═════ THE INPUT ═════

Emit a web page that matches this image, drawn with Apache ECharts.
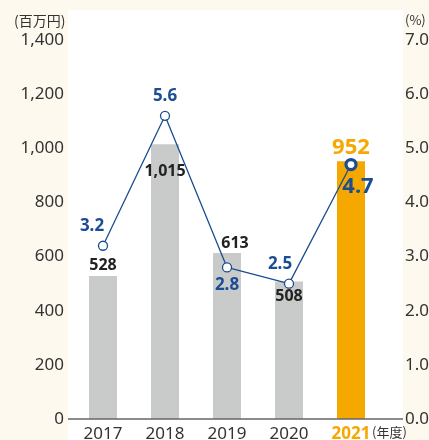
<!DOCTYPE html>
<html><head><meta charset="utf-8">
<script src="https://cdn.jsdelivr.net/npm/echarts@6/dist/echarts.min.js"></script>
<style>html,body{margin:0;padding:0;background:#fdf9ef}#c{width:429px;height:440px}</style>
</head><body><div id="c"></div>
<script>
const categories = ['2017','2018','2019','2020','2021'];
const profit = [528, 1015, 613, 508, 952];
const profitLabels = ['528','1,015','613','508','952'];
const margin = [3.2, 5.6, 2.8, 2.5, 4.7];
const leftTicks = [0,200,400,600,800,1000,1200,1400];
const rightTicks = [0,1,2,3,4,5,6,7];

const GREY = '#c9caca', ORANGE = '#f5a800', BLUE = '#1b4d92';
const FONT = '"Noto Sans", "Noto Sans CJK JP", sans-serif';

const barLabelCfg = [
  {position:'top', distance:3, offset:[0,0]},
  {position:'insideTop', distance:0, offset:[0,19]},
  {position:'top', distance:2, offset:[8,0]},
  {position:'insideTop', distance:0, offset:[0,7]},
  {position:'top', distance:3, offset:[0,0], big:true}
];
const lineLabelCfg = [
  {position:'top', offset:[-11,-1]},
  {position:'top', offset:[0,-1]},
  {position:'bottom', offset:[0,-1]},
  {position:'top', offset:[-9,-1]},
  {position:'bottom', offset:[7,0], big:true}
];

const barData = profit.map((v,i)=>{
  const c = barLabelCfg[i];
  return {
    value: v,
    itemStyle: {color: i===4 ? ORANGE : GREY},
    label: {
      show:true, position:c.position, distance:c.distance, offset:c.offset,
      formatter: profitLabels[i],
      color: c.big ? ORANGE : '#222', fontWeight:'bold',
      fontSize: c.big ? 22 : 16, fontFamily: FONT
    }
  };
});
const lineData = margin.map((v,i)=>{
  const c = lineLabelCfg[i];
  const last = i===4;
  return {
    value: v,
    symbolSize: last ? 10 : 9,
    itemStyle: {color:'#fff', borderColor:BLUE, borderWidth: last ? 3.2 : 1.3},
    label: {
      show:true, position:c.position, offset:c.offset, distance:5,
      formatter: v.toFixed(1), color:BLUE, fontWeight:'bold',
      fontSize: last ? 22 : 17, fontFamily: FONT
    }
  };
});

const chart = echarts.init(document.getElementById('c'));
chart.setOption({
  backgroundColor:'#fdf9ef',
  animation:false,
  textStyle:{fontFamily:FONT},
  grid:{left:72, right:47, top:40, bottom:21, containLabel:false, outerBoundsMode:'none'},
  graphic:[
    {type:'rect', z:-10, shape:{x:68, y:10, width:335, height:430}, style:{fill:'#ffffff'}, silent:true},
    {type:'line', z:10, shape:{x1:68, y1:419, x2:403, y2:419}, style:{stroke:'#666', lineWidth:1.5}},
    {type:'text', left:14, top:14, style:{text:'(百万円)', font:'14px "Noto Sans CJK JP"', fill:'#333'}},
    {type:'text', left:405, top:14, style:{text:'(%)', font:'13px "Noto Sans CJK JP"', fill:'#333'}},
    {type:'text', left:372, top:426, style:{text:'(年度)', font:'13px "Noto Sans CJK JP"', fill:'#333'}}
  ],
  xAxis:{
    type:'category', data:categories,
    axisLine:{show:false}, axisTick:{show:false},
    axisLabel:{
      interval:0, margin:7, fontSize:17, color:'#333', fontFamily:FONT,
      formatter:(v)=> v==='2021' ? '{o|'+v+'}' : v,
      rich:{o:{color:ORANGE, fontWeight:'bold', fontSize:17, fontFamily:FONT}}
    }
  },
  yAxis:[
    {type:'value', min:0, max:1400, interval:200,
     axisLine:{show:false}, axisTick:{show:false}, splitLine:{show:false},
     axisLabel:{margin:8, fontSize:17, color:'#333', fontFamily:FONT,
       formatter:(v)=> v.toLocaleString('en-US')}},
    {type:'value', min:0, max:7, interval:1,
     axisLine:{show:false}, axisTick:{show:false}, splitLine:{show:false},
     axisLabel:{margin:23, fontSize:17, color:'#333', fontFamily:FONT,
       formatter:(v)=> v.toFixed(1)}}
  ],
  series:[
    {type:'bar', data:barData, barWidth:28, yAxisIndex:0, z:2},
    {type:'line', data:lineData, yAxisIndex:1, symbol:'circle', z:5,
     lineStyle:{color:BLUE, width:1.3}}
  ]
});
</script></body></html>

═════
═════ THE INPUT ═════

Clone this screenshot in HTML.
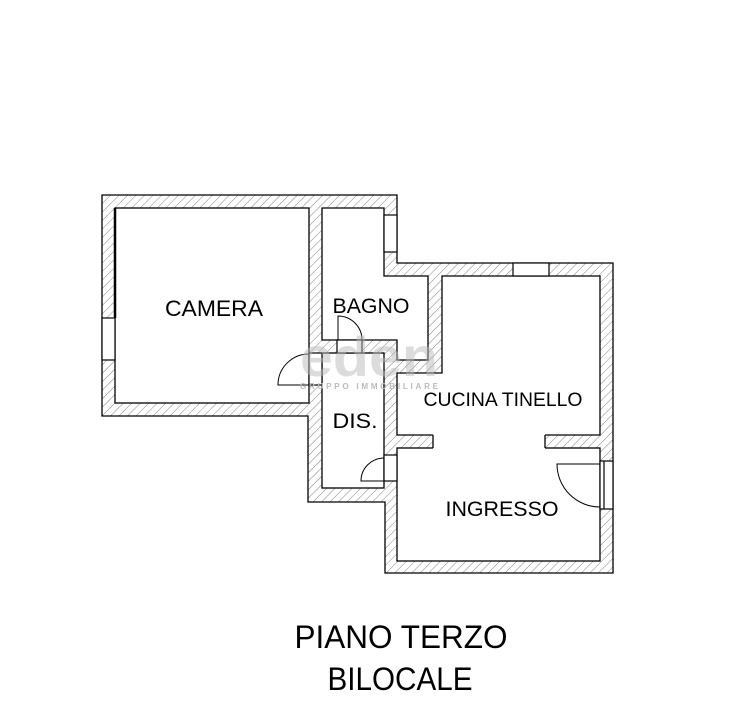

═════

• THE PROBLEM:
Which lines hold the string "this"? List them all.

• EXPECTED ANSWER:
Emit a web page that matches this image, drawn with Apache ECharts.
Clone this screenshot in HTML.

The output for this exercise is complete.